-- START Provided data --
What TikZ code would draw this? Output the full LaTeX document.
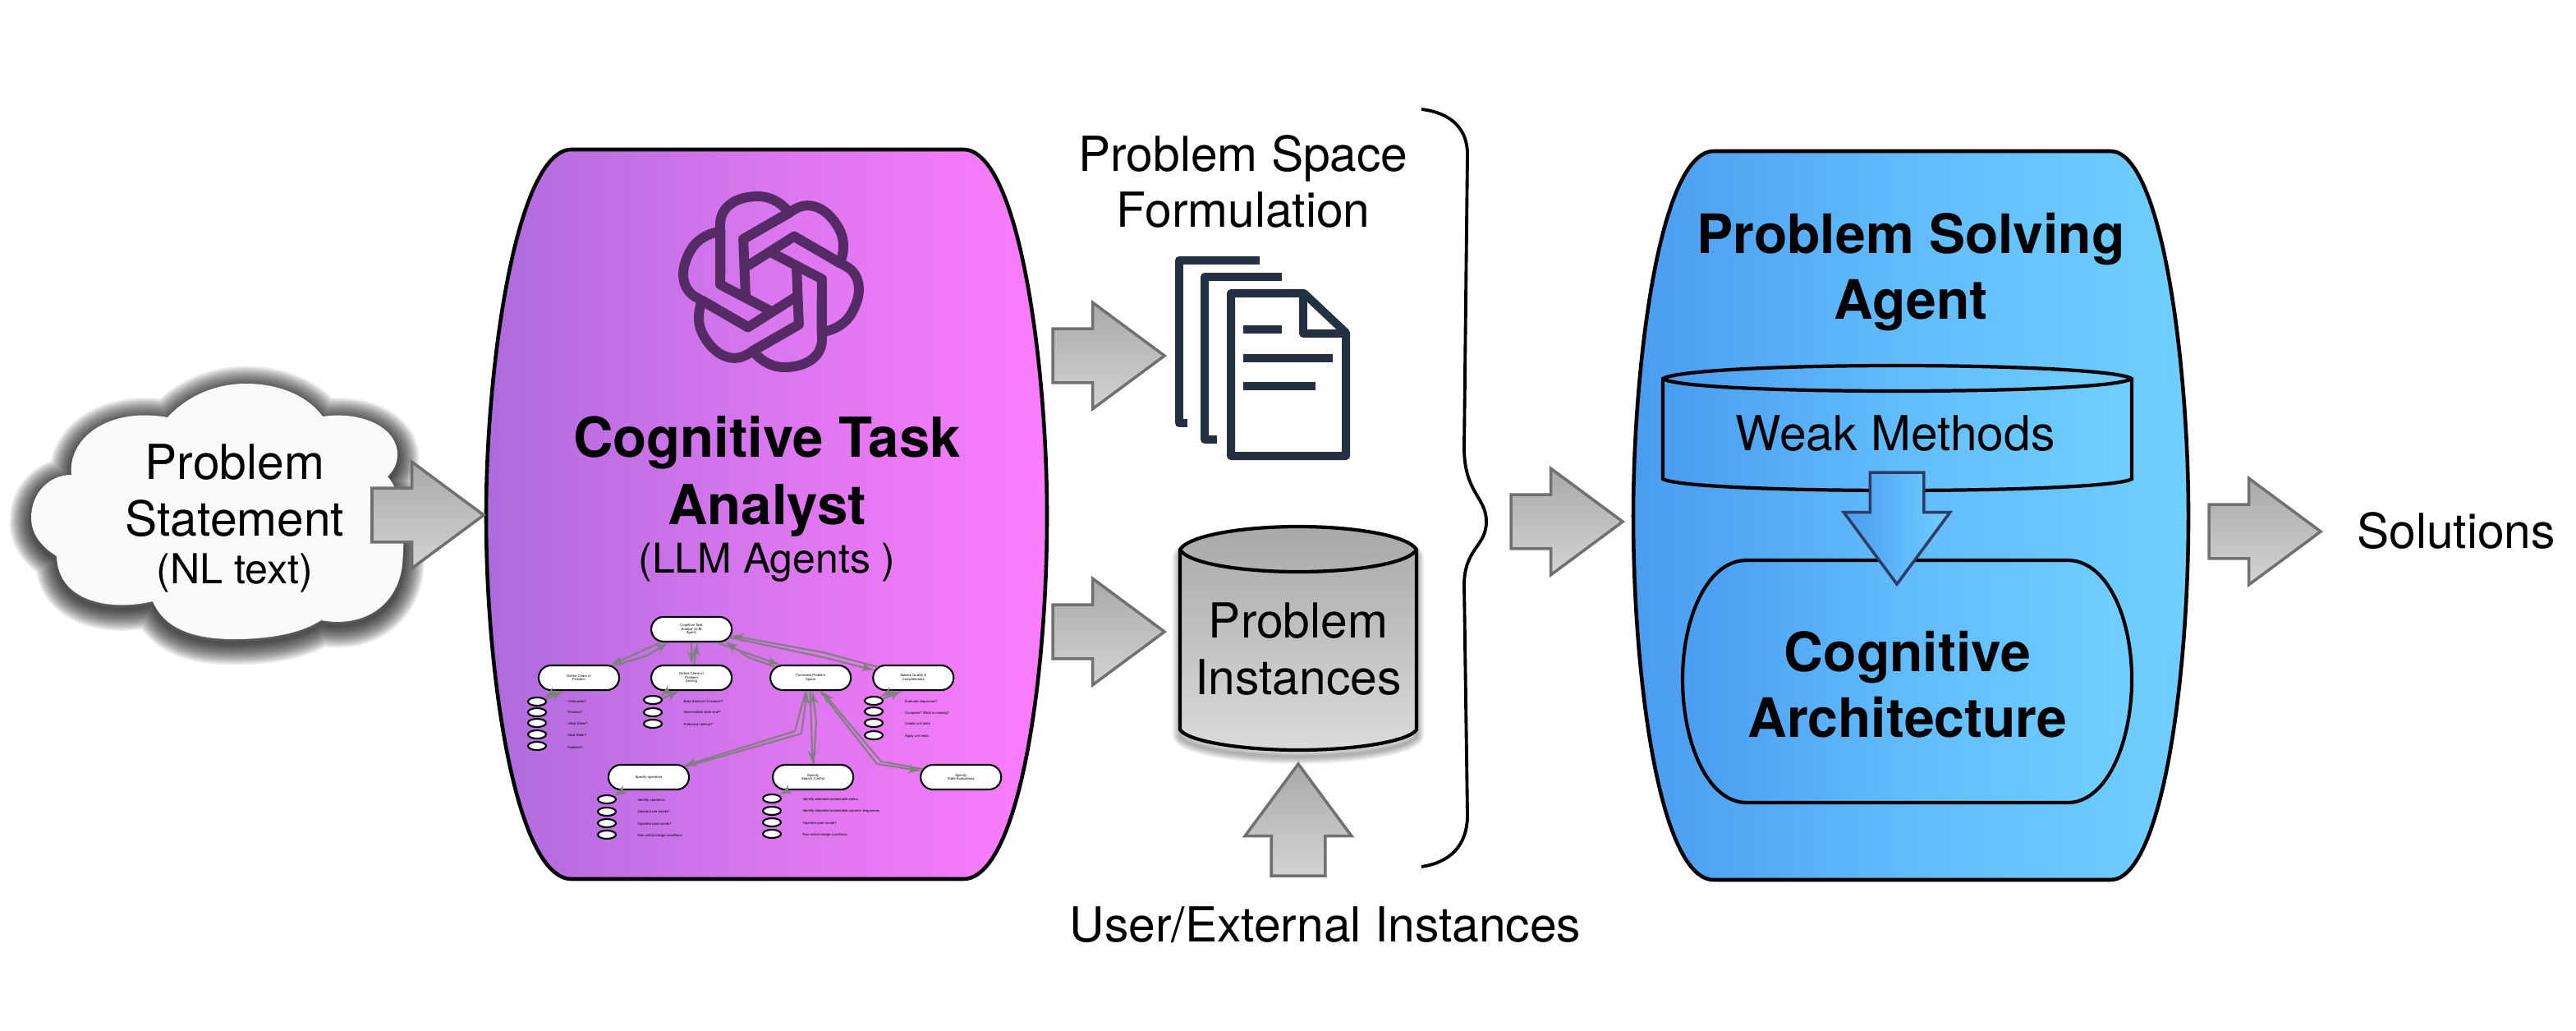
\documentclass[tikz,border=0pt]{standalone}
\usepackage{fontspec}
\setmainfont{TeX Gyre Heros}
\usepackage{tikz}
\usetikzlibrary{shapes,arrows,shapes.misc,shapes.arrows}
\usetikzlibrary{positioning}
\definecolor{arrowgray}{HTML}{707070}
\definecolor{docnavy}{HTML}{233142}
\definecolor{logopurple}{HTML}{552B66}
\definecolor{treegray}{HTML}{808080}
\definecolor{arrownavy}{HTML}{2F3B63}
\definecolor{magL}{HTML}{AD6BDC}
\definecolor{magM}{HTML}{DA76EE}
\definecolor{magR}{HTML}{FB7DFB}
\definecolor{bluL}{HTML}{4A9CF0}
\definecolor{bluM}{HTML}{62BCFB}
\definecolor{bluR}{HTML}{70CFFF}
\tikzstyle{bigtext} = [font=\fontsize{16.7}{19.4}\selectfont, align=center, inner sep=0pt]
\tikzstyle{boldtext} = [font=\fontsize{18.8}{22.9}\selectfont\bfseries, align=center, inner sep=0pt]
\tikzstyle{bigarrow} = [single arrow, draw=arrowgray, line width=1pt, top color=black!34, bottom color=black!17, inner xsep=0pt, inner ysep=0.31cm, outer sep=0pt, minimum height=1.36cm, single arrow head extend=0.32cm, single arrow tip angle=73, single arrow head indent=0pt, anchor=tail]
\tikzstyle{panel} = [draw, line width=1.3pt]
\tikzstyle{pinkpanel} = [panel, left color=magL, right color=magR, middle color=magM]
\tikzstyle{bluepanel} = [panel, left color=bluL, right color=bluR, middle color=bluM]
\tikzstyle{treebox} = [draw, fill=white, rounded rectangle, line width=0.6pt, minimum width=0.98cm, minimum height=0.3cm, inner sep=0pt, font=\fontsize{1.2}{1.3}\selectfont, align=center]
\tikzstyle{bullet} = [draw, fill=white, ellipse, line width=0.6pt, minimum width=0.22cm, minimum height=0.1cm, inner sep=0pt]
\tikzstyle{item} = [anchor=west, inner sep=0pt, font=\fontsize{1.2}{1.3}\selectfont]
\tikzstyle{treeline} = [treegray, line width=0.6pt]
\tikzstyle{docline} = [docnavy, line width=2.85pt, line join=round]
\def\cloudpath{(204,508) .. controls (228,482) and (262,467) .. (300,467) .. controls (340,467) and (375,482) .. (393,507) .. controls (440,500) and (484,520) .. (484,553) .. controls (484,565) and (479,573) .. (472,580) .. controls (490,600) and (494,640) .. (490,687) .. controls (485,735) and (445,765) .. (391,755) .. controls (365,772) and (325,778) .. (285,778) .. controls (235,778) and (200,765) .. (186,732) .. controls (130,745) and (70,730) .. (69,677) .. controls (50,665) and (38,650) .. (38,630) .. controls (38,600) and (60,578) .. (87,578) .. controls (82,535) and (130,495) .. (204,508) -- cycle}
\def\tankpath{(1437,669) -- (1437,888) .. controls (1445,902) and (1510,913) .. (1581,913) .. controls (1652,913) and (1717,902) .. (1725,888) -- (1725,669) .. controls (1715,652) and (1650,641) .. (1581,641) .. controls (1512,641) and (1447,652) .. (1437,669) -- cycle}

\begin{document}
\begin{tikzpicture}[x=0.01cm, y=-0.01cm, >=latex']
    \useasboundingbox (0,0) rectangle (3137,1254);

    % Soft shadows
    \foreach \w in {15,14,...,1}
        \draw [black, opacity=0.075, line width=\w pt, line join=round, yshift=-0.05cm] \cloudpath;
    \foreach \w in {5,4,...,1}
        \draw [black, opacity=0.07, line width=\w pt, line join=round, yshift=-0.08cm] \tankpath;

    % Placing the big shapes
    \fill [black!2] \cloudpath;
    \path [pinkpanel] (696,182) -- (1173,182) .. controls (1240,182) and (1275,440) .. (1275,628) .. controls (1275,830) and (1240,1070) .. (1173,1070) -- (696,1070) .. controls (630,1070) and (592,830) .. (592,628) .. controls (592,440) and (630,182) .. (696,182) -- cycle;
    \path [bluepanel] (2087,184) -- (2570,184) .. controls (2632,184) and (2665,440) .. (2665,628) .. controls (2665,830) and (2632,1071) .. (2570,1071) -- (2087,1071) .. controls (2022,1071) and (1989,830) .. (1989,628) .. controls (1989,440) and (2022,184) .. (2087,184) -- cycle;
    \path [bluepanel, line width=1.2pt] (2025,461) -- (2025,583) .. controls (2040,592) and (2170,597) .. (2310,597) .. controls (2450,597) and (2581,592) .. (2596,583) -- (2596,461) .. controls (2581,451) and (2450,445) .. (2310,445) .. controls (2170,445) and (2040,451) .. (2025,461) -- cycle;
    \draw [line width=1.2pt] (2025,461) .. controls (2040,471) and (2170,476) .. (2310,476) .. controls (2450,476) and (2581,471) .. (2596,461);
    \path [bluepanel, line width=1.2pt] (2127,682) -- (2518,682) .. controls (2565,682) and (2596,750) .. (2596,827) .. controls (2596,905) and (2565,977) .. (2518,977) -- (2127,977) .. controls (2080,977) and (2049,905) .. (2049,827) .. controls (2049,750) and (2080,682) .. (2127,682) -- cycle;
    \path [draw, line width=1.2pt, top color=black!34, bottom color=black!14] \tankpath;
    \draw [line width=1.2pt] (1437,669) .. controls (1447,686) and (1512,696) .. (1581,696) .. controls (1650,696) and (1715,686) .. (1725,669);

    % Brace
    \draw [line width=1.1pt] (1731,133) .. controls (1765,137) and (1787,155) .. (1787,188) -- (1783,545) .. controls (1783,600) and (1810,605) .. (1810,635) .. controls (1810,665) and (1783,668) .. (1783,712) -- (1787,992) .. controls (1787,1030) and (1765,1050) .. (1731,1055);

    % Logo
    \foreach \k in {0,60,...,300} {
        \begin{scope}[shift={(939,343)}, rotate=\k]
            \draw [logopurple, line width=3.4pt, line join=round] (-33.5,-52) -- (22.3,-84) .. controls (10.7,-98.3) and (-2.7,-104) .. (-16,-104) .. controls (-44.3,-104) and (-62,-90) .. (-62,-70) -- (-62,3.3) -- (1.7,36.7);
        \end{scope}
    }

    % Documents
    \draw [docline] (1534,317) -- (1436,317) -- (1436,515) -- (1446,515);
    \draw [docline] (1561,337) -- (1467,337) -- (1467,535) -- (1482,535);
    \draw [docline] (1588,357) -- (1499,357) -- (1499,555) -- (1639,555) -- (1639,405) -- cycle;
    \draw [docline] (1587,357) -- (1587,406) -- (1639,406);
    \draw [docline] (1514,401) -- (1561,401);
    \draw [docline] (1514,436) -- (1623,436);
    \draw [docline] (1514,470) -- (1602,470);

    % Placing the labels
    \node [bigtext] (statement) at (286,631) {Problem\\Statement\\[-2.85pt]{\fontsize{14.3}{16}\selectfont (NL text)}};
    \node [boldtext, font=\fontsize{19.1}{23.3}\selectfont\bfseries] (analyst) at (934,607) {Cognitive Task\\Analyst\\[-6.5pt]{\fontsize{14.2}{16}\mdseries\selectfont (LLM Agents )}};
    \node [bigtext] (formulation) at (1514,221) {Problem Space\\Formulation};
    \node [bigtext] (instances) at (1581,790) {Problem\\Instances};
    \node [bigtext] (external) at (1614,1126) {User/External Instances};
    \node [boldtext] (solver) at (2327,331) {Problem Solving\\Agent};
    \node [bigtext] (weak) at (2308,528) {Weak Methods};
    \node [boldtext] (architecture) at (2323,833) {Cognitive\\Architecture};
    \node [bigtext] (solutions) at (2991,646) {Solutions};

    % Placing the arrows
    \node [bigarrow] (toanalyst) at (453,627) {};
    \node [bigarrow] (todocs) at (1282,433) {};
    \node [bigarrow] (totank) at (1282,769) {};
    \node [bigarrow, rotate=90] (fromuser) at (1581,1066) {};
    \node [bigarrow] (tosolver) at (1840,635) {};
    \node [bigarrow] (tosolutions) at (2690,647) {};
    \node [bigarrow, draw=arrownavy, left color=bluL, right color=bluR, rotate=-90] (toarch) at (2310,575) {};

    % Placing the small tree
    \node [treebox] (charsprob) at (705,825) {Define Chars of\\Problem};
    \node [treebox, node distance=1.37cm, right of=charsprob] (charssolve) {Define Chars of\\Problem\\Solving};
    \node [treebox, node distance=1.45cm, right of=charssolve] (formulate) {Formulate Problem\\Space};
    \node [treebox, node distance=1.25cm, right of=formulate] (assess) {Assess Quality \&\\Completeness};
    \node [treebox, node distance=0.59cm, above of=charssolve] (ctaroot) {Cognitive Task\\Analyst (LLM\\Agent)};
    \node [treebox] (operators) at (790,946) {Specify operators};
    \node [treebox, node distance=2cm, right of=operators] (searchctl) {Specify\\Search Control};
    \node [treebox, node distance=1.8cm, right of=searchctl] (stateeval) {Specify\\State Evaluations};

    \foreach \by/\ly/\txt [count=\i] in {854/854/Unknowns?, 867/867/Knowns?, 880/881/Initial State?, 894/895/Goal State?, 908/910/Notation?} {
        \node [bullet] (pb\i) at (654,\by) {};
        \node [item] (pt\i) at (691,\ly) {\txt};
    }
    \foreach \by/\ly/\txt [count=\i] in {852/854/Best direction for search?, 867/867/Intermediate state eval?, 881/882/Preferred method?} {
        \node [bullet] (sb\i) at (795,\by) {};
        \node [item] (st\i) at (832,\ly) {\txt};
    }
    \foreach \by/\ly/\txt [count=\i] in {853/854/Evaluate responses?, 866/868/Complete? What is missing?, 880/881/Create unit tests, 895/896/Apply unit tests} {
        \node [bullet] (ab\i) at (1064,\by) {};
        \node [item] (at\i) at (1101.5,\ly) {\txt};
    }
    \foreach \by/\ly/\txt [count=\i] in {973/974/Identify operators, 988/988/Operator pre-conds?, 1002/1003/Operator post-conds?, 1016/1017/{Non-uniform/edge conditions}} {
        \node [bullet] (ob\i) at (739,\by) {};
        \node [item] (ot\i) at (776,\ly) {\txt};
    }
    \foreach \by/\ly/\txt [count=\i] in {972/973/{Identify desirable/undesirable states}, 987/987/{Identify desirable/undesirable operator sequences}, 1001/1002/Operator post-conds?, 1015/1016/{Non-uniform/edge conditions}} {
        \node [bullet] (cb\i) at (940,\by) {};
        \node [item] (ct\i) at (977,\ly) {\txt};
    }

    % Connecting the nodes
    \draw [treeline, ->] (ctaroot.-157) -- (charsprob.22);
    \draw [treeline, ->] (charsprob.19) -- (788,798) -- (ctaroot.-150);
    \draw [treeline, ->] (ctaroot.-90) -- (charssolve.90);
    \draw [treeline, ->] (charssolve.80) -- (ctaroot.-65);
    \draw [treeline, ->] (ctaroot.-28) -- (formulate.157);
    \draw [treeline, ->] (formulate.163) -- (911,800) -- (ctaroot.-20);
    \draw [treeline, ->] (ctaroot.-12) -- (1002,800) -- (assess.169);
    \draw [treeline, ->] (assess.163) -- (1002,794) -- (ctaroot.-9);
    \draw [treeline, ->] (charsprob.-151) -- (pb1.30);
    \draw [treeline, ->] (pb1.15) -- (charsprob.-138);
    \draw [treeline, ->] (charssolve.-151) -- (sb1.27);
    \draw [treeline, ->] (sb1.10) -- (charssolve.-131);
    \draw [treeline, ->] (assess.-148) -- (ab1.32);
    \draw [treeline, ->] (ab1.12) -- (assess.-129);
    \draw [treeline, ->] (operators.-152) -- (ob1.27);
    \draw [treeline, ->] (searchctl.-152) -- (cb1.29);
    \draw [treeline, ->] (formulate.-110) -- (968,890) -- (operators.18);
    \draw [treeline, ->] (operators.16) -- (976,893) -- (formulate.-105);
    \draw [treeline, ->] (formulate.-92) -- (searchctl.92);
    \draw [treeline, ->] (searchctl.88) -- (994,879) -- (formulate.-82);
    \draw [treeline, ->] (formulate.-55) -- (1068,930) -- (stateeval.171);
    \draw [treeline, ->] (stateeval.168) -- (1073,927) -- (formulate.-50);
\end{tikzpicture}
\end{document}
-- END Provided data --
Exercise requirements
Search the lines above for the string "What", then show every one that has it.

Answer to this problem
What TikZ code would draw this? Output the full LaTeX document.
    \foreach \by/\ly/\txt [count=\i] in {853/854/Evaluate responses?, 866/868/Complete? What is missing?, 880/881/Create unit tests, 895/896/Apply unit tests} {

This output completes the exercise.